Stated problem: Leave out the pictures and copy everything else below exactly.

Material provided:
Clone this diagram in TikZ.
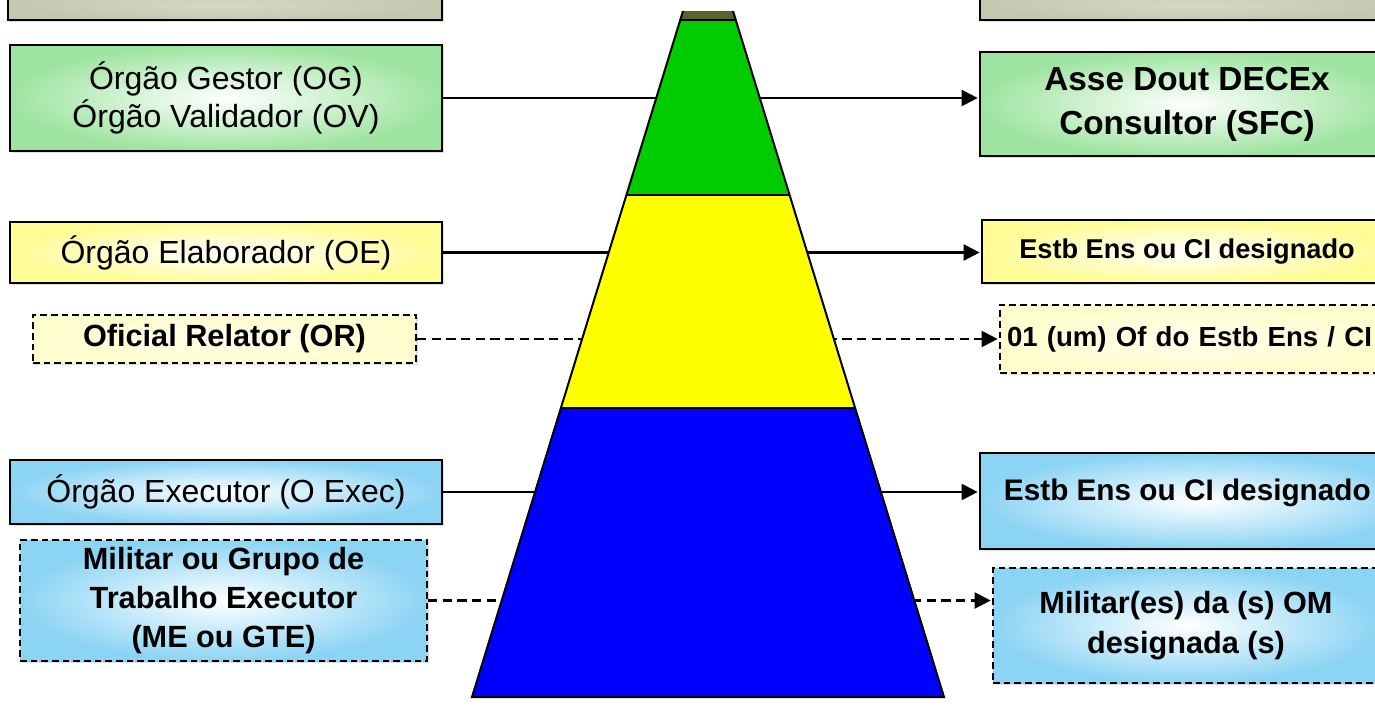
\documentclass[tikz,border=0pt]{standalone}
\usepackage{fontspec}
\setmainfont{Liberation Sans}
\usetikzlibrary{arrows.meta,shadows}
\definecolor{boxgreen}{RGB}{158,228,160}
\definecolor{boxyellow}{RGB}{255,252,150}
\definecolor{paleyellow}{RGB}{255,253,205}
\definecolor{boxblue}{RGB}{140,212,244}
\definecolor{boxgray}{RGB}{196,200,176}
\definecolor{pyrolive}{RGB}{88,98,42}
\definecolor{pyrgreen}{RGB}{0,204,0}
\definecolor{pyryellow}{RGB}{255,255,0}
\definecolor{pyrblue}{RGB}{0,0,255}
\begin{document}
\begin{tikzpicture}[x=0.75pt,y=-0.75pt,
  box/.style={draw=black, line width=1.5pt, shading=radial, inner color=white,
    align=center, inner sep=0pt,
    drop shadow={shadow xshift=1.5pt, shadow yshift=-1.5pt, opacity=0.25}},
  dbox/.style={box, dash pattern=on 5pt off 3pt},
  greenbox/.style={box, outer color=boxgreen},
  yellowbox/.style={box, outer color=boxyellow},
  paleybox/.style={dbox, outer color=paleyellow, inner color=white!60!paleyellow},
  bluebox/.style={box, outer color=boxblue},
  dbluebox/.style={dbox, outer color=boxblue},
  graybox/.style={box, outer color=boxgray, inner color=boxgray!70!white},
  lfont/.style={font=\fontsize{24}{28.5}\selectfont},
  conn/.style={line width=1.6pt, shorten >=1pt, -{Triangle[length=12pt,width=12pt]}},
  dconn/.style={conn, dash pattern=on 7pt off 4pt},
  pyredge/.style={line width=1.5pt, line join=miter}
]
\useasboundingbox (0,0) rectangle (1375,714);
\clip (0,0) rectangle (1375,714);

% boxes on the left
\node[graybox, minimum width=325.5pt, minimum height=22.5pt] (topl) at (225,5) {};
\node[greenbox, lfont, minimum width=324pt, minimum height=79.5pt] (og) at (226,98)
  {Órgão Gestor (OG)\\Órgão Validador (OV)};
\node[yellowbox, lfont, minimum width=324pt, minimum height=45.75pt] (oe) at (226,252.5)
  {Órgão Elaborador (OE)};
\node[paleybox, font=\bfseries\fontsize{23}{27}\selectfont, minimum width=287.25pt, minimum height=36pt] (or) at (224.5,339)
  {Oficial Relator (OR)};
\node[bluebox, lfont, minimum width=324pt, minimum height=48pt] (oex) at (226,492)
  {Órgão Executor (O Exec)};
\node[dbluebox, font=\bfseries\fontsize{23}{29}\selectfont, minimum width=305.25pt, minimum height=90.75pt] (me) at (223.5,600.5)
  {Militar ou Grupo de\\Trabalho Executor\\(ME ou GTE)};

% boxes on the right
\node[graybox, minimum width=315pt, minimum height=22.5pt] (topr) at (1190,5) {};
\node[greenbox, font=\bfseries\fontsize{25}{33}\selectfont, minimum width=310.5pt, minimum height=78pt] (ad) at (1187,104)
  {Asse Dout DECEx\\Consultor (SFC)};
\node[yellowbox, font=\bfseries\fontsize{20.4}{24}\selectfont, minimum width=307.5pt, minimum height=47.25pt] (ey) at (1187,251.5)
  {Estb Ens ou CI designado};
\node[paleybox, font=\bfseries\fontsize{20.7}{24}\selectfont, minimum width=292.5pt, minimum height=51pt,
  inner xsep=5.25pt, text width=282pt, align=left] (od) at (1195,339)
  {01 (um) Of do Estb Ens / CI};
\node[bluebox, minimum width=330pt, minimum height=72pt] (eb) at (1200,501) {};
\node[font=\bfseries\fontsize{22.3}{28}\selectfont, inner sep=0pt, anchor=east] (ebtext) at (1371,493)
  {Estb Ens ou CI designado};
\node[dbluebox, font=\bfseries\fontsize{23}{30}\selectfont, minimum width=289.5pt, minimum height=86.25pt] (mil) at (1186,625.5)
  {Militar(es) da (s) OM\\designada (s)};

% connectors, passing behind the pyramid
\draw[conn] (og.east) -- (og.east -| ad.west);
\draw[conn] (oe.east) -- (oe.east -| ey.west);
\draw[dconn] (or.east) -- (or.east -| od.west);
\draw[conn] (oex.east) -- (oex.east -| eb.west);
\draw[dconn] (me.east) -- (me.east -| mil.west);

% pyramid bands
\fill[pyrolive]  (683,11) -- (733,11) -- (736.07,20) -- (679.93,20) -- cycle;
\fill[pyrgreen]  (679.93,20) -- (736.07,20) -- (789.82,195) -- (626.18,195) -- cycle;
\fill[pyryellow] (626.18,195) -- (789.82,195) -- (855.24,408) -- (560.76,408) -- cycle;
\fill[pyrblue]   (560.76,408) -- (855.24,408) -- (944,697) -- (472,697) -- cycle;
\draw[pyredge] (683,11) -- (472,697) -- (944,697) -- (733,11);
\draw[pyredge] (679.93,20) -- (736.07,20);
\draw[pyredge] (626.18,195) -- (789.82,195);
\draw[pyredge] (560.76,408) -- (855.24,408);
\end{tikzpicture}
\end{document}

Solution:
Clone this diagram in TikZ.
\documentclass[tikz,border=0pt]{standalone}
\usepackage{fontspec}
\setmainfont{Liberation Sans}
\usetikzlibrary{arrows.meta,shadows}
\definecolor{boxgreen}{RGB}{158,228,160}
\definecolor{boxyellow}{RGB}{255,252,150}
\definecolor{paleyellow}{RGB}{255,253,205}
\definecolor{boxblue}{RGB}{140,212,244}
\definecolor{boxgray}{RGB}{196,200,176}
\definecolor{pyrolive}{RGB}{88,98,42}
\definecolor{pyrgreen}{RGB}{0,204,0}
\definecolor{pyryellow}{RGB}{255,255,0}
\definecolor{pyrblue}{RGB}{0,0,255}
\begin{document}
\begin{tikzpicture}[x=0.75pt,y=-0.75pt,
  box/.style={draw=black, line width=1.5pt, shading=radial, inner color=white,
    align=center, inner sep=0pt,
    drop shadow={shadow xshift=1.5pt, shadow yshift=-1.5pt, opacity=0.25}},
  dbox/.style={box, dash pattern=on 5pt off 3pt},
  greenbox/.style={box, outer color=boxgreen},
  yellowbox/.style={box, outer color=boxyellow},
  paleybox/.style={dbox, outer color=paleyellow, inner color=white!60!paleyellow},
  bluebox/.style={box, outer color=boxblue},
  dbluebox/.style={dbox, outer color=boxblue},
  graybox/.style={box, outer color=boxgray, inner color=boxgray!70!white},
  lfont/.style={font=\fontsize{24}{28.5}\selectfont},
  conn/.style={line width=1.6pt, shorten >=1pt, -{Triangle[length=12pt,width=12pt]}},
  dconn/.style={conn, dash pattern=on 7pt off 4pt},
  pyredge/.style={line width=1.5pt, line join=miter}
]
\useasboundingbox (0,0) rectangle (1375,714);
\clip (0,0) rectangle (1375,714);

% boxes on the left
\node[graybox, minimum width=325.5pt, minimum height=22.5pt] (topl) at (225,5) {};
\node[greenbox, lfont, minimum width=324pt, minimum height=79.5pt] (og) at (226,98)
  {Órgão Gestor (OG)\\Órgão Validador (OV)};
\node[yellowbox, lfont, minimum width=324pt, minimum height=45.75pt] (oe) at (226,252.5)
  {Órgão Elaborador (OE)};
\node[paleybox, font=\bfseries\fontsize{23}{27}\selectfont, minimum width=287.25pt, minimum height=36pt] (or) at (224.5,339)
  {Oficial Relator (OR)};
\node[bluebox, lfont, minimum width=324pt, minimum height=48pt] (oex) at (226,492)
  {Órgão Executor (O Exec)};
\node[dbluebox, font=\bfseries\fontsize{23}{29}\selectfont, minimum width=305.25pt, minimum height=90.75pt] (me) at (223.5,600.5)
  {Militar ou Grupo de\\Trabalho Executor\\(ME ou GTE)};

% boxes on the right
\node[graybox, minimum width=315pt, minimum height=22.5pt] (topr) at (1190,5) {};
\node[greenbox, font=\bfseries\fontsize{25}{33}\selectfont, minimum width=310.5pt, minimum height=78pt] (ad) at (1187,104)
  {Asse Dout DECEx\\Consultor (SFC)};
\node[yellowbox, font=\bfseries\fontsize{20.4}{24}\selectfont, minimum width=307.5pt, minimum height=47.25pt] (ey) at (1187,251.5)
  {Estb Ens ou CI designado};
\node[paleybox, font=\bfseries\fontsize{20.7}{24}\selectfont, minimum width=292.5pt, minimum height=51pt,
  inner xsep=5.25pt, text width=282pt, align=left] (od) at (1195,339)
  {01 (um) Of do Estb Ens / CI};
\node[bluebox, minimum width=330pt, minimum height=72pt] (eb) at (1200,501) {};
\node[font=\bfseries\fontsize{22.3}{28}\selectfont, inner sep=0pt, anchor=east] (ebtext) at (1371,493)
  {Estb Ens ou CI designado};
\node[dbluebox, font=\bfseries\fontsize{23}{30}\selectfont, minimum width=289.5pt, minimum height=86.25pt] (mil) at (1186,625.5)
  {Militar(es) da (s) OM\\designada (s)};

% connectors, passing behind the pyramid
\draw[conn] (og.east) -- (og.east -| ad.west);
\draw[conn] (oe.east) -- (oe.east -| ey.west);
\draw[dconn] (or.east) -- (or.east -| od.west);
\draw[conn] (oex.east) -- (oex.east -| eb.west);
\draw[dconn] (me.east) -- (me.east -| mil.west);

% pyramid bands
\fill[pyrolive]  (683,11) -- (733,11) -- (736.07,20) -- (679.93,20) -- cycle;
\fill[pyrgreen]  (679.93,20) -- (736.07,20) -- (789.82,195) -- (626.18,195) -- cycle;
\fill[pyryellow] (626.18,195) -- (789.82,195) -- (855.24,408) -- (560.76,408) -- cycle;
\fill[pyrblue]   (560.76,408) -- (855.24,408) -- (944,697) -- (472,697) -- cycle;
\draw[pyredge] (683,11) -- (472,697) -- (944,697) -- (733,11);
\draw[pyredge] (679.93,20) -- (736.07,20);
\draw[pyredge] (626.18,195) -- (789.82,195);
\draw[pyredge] (560.76,408) -- (855.24,408);
\end{tikzpicture}
\end{document}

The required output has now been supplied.